▸ YOUR TASK
Wherever a line below holds the word "matplotlib", copy that line.

▸ SUPPLIED DATA

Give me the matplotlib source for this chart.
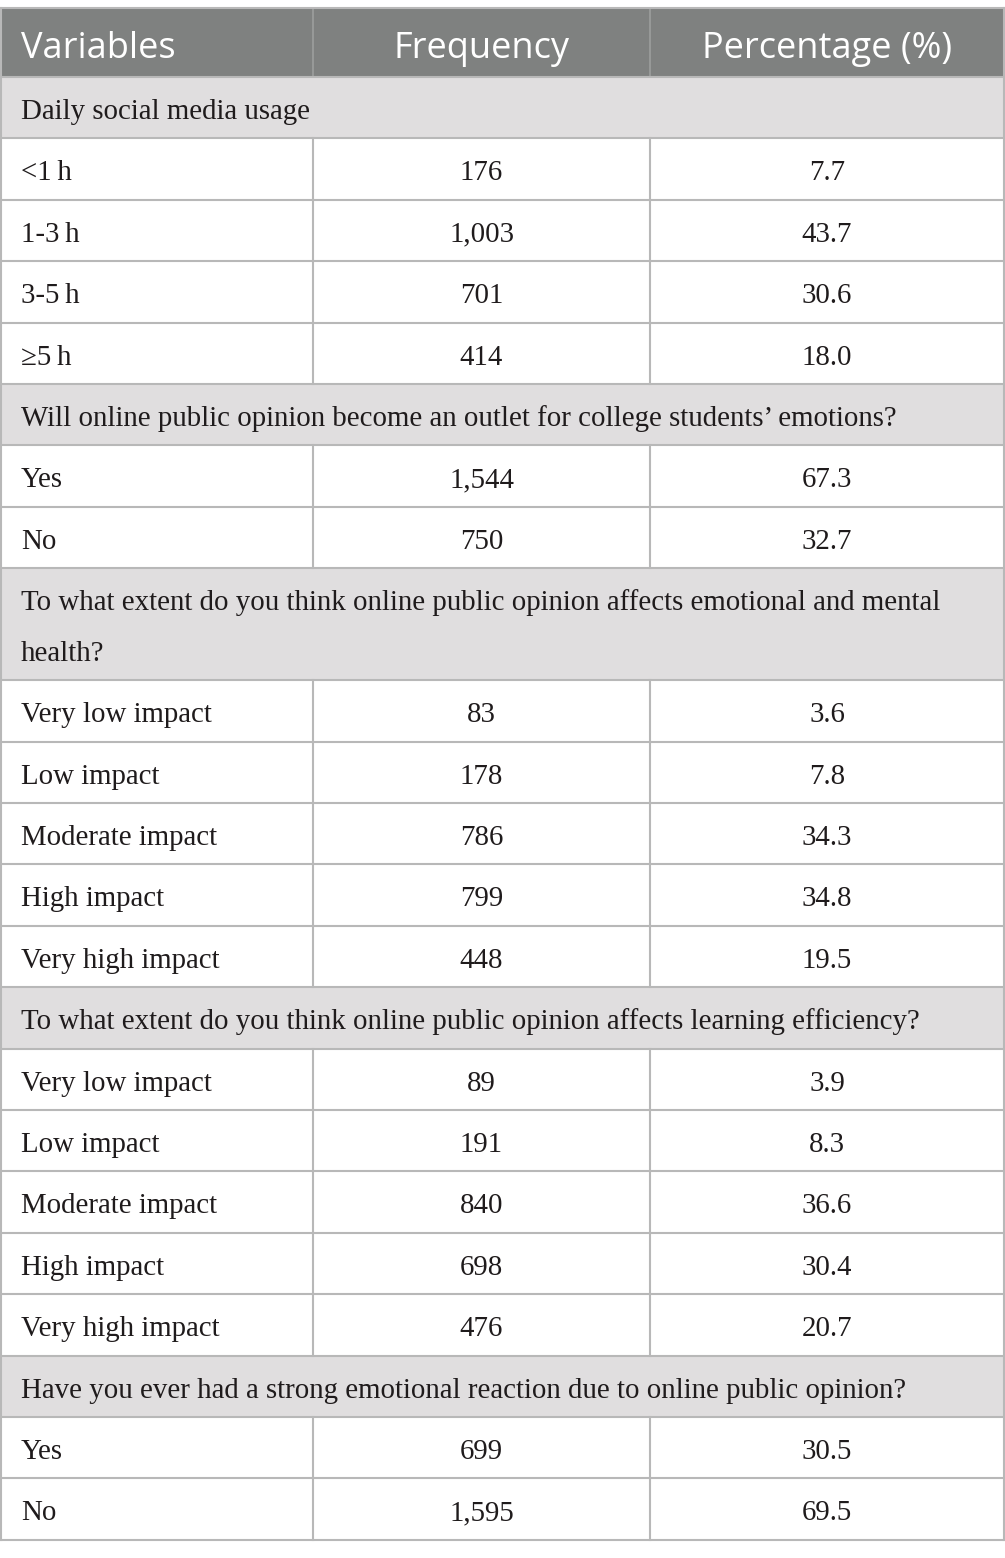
import matplotlib.pyplot as plt
from matplotlib.patches import Rectangle

# table content
headers = ['Variables', 'Frequency', 'Percentage (%)']

sections = [
    ['Daily social media usage'],
    ['Will online public opinion become an outlet for college students\u2019 emotions?'],
    ['To what extent do you think online public opinion affects emotional and mental', 'health?'],
    ['To what extent do you think online public opinion affects learning efficiency?'],
    ['Have you ever had a strong emotional reaction due to online public opinion?'],
]
labels = [
    ['<1\u2009h', '1-3\u2009h', '3-5\u2009h', '\u22655\u2009h'],
    ['Yes', 'No'],
    ['Very low impact', 'Low impact', 'Moderate impact', 'High impact', 'Very high impact'],
    ['Very low impact', 'Low impact', 'Moderate impact', 'High impact', 'Very high impact'],
    ['Yes', 'No'],
]
frequency = [
    ['176', '1,003', '701', '414'],
    ['1,544', '750'],
    ['83', '178', '786', '799', '448'],
    ['89', '191', '840', '698', '476'],
    ['699', '1,595'],
]
percentage = [
    ['7.7', '43.7', '30.6', '18.0'],
    ['67.3', '32.7'],
    ['3.6', '7.8', '34.3', '34.8', '19.5'],
    ['3.9', '8.3', '36.6', '30.4', '20.7'],
    ['30.5', '69.5'],
]

W, H = 1005, 1558
fig = plt.figure(figsize=(W / 100, H / 100), dpi=100)
ax = fig.add_axes([0, 0, 1, 1])
ax.set_xlim(0, W)
ax.set_ylim(H, 0)
ax.axis('off')

x0, x1, x2, x3 = 1, 313, 650, 1004
top = 8
head_h = 69
row_h = 61.4
extra_line = 50.6
base_off = 42
line_c = '#b8b8b8'
txt_c = '#1f1b1c'
serif = ['Liberation Serif', 'DejaVu Serif']
fs = 20.8
hfs = 26

# header
ax.add_patch(Rectangle((x0, top), x3 - x0, head_h, facecolor='#7f8180', edgecolor='none'))
hy = top + 49.5
ax.text(21, hy, headers[0], color='white', fontsize=hfs, family='Open Sans', va='baseline', ha='left')
ax.text((x1 + x2) / 2, hy, headers[1], color='white', fontsize=hfs, family='Open Sans', va='baseline', ha='center')
ax.text((x2 + x3) / 2, hy, headers[2], color='white', fontsize=hfs, family='Open Sans', va='baseline', ha='center')
for xv in (x1, x2):
    ax.plot([xv, xv], [top, top + head_h], color='#9c9e9d', lw=1.2)

y = top + head_h
hlines = [top, y]
for s, lab, fr, pc in zip(sections, labels, frequency, percentage):
    h = row_h + extra_line * (len(s) - 1)
    ax.add_patch(Rectangle((x0, y), x3 - x0, h, facecolor='#e0dedf', edgecolor='none'))
    for k, line in enumerate(s):
        ax.text(21, y + base_off + k * extra_line, line, color=txt_c, fontsize=fs, family=serif,
                va='baseline', ha='left')
    y += h
    hlines.append(y)
    for l, f, p in zip(lab, fr, pc):
        by = y + base_off
        ax.text(21, by, l, color=txt_c, fontsize=fs, family=serif, va='baseline', ha='left')
        ax.text((x1 + x2) / 2, by, f, color=txt_c, fontsize=fs, family=serif, va='baseline', ha='center')
        ax.text((x2 + x3) / 2, by, p, color=txt_c, fontsize=fs, family=serif, va='baseline', ha='center')
        for xv in (x1, x2):
            ax.plot([xv, xv], [y, y + row_h], color=line_c, lw=1.5)
        y += row_h
        hlines.append(y)

for yy in hlines:
    ax.plot([x0, x3], [yy, yy], color=line_c, lw=1.5)
ax.plot([x0, x0], [top, y], color=line_c, lw=1.5)
ax.plot([x3, x3], [top, y], color=line_c, lw=1.5)

fig.savefig('out.png', dpi=100, facecolor='white')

▸ THE REPLY
Give me the matplotlib source for this chart.
import matplotlib.pyplot as plt
from matplotlib.patches import Rectangle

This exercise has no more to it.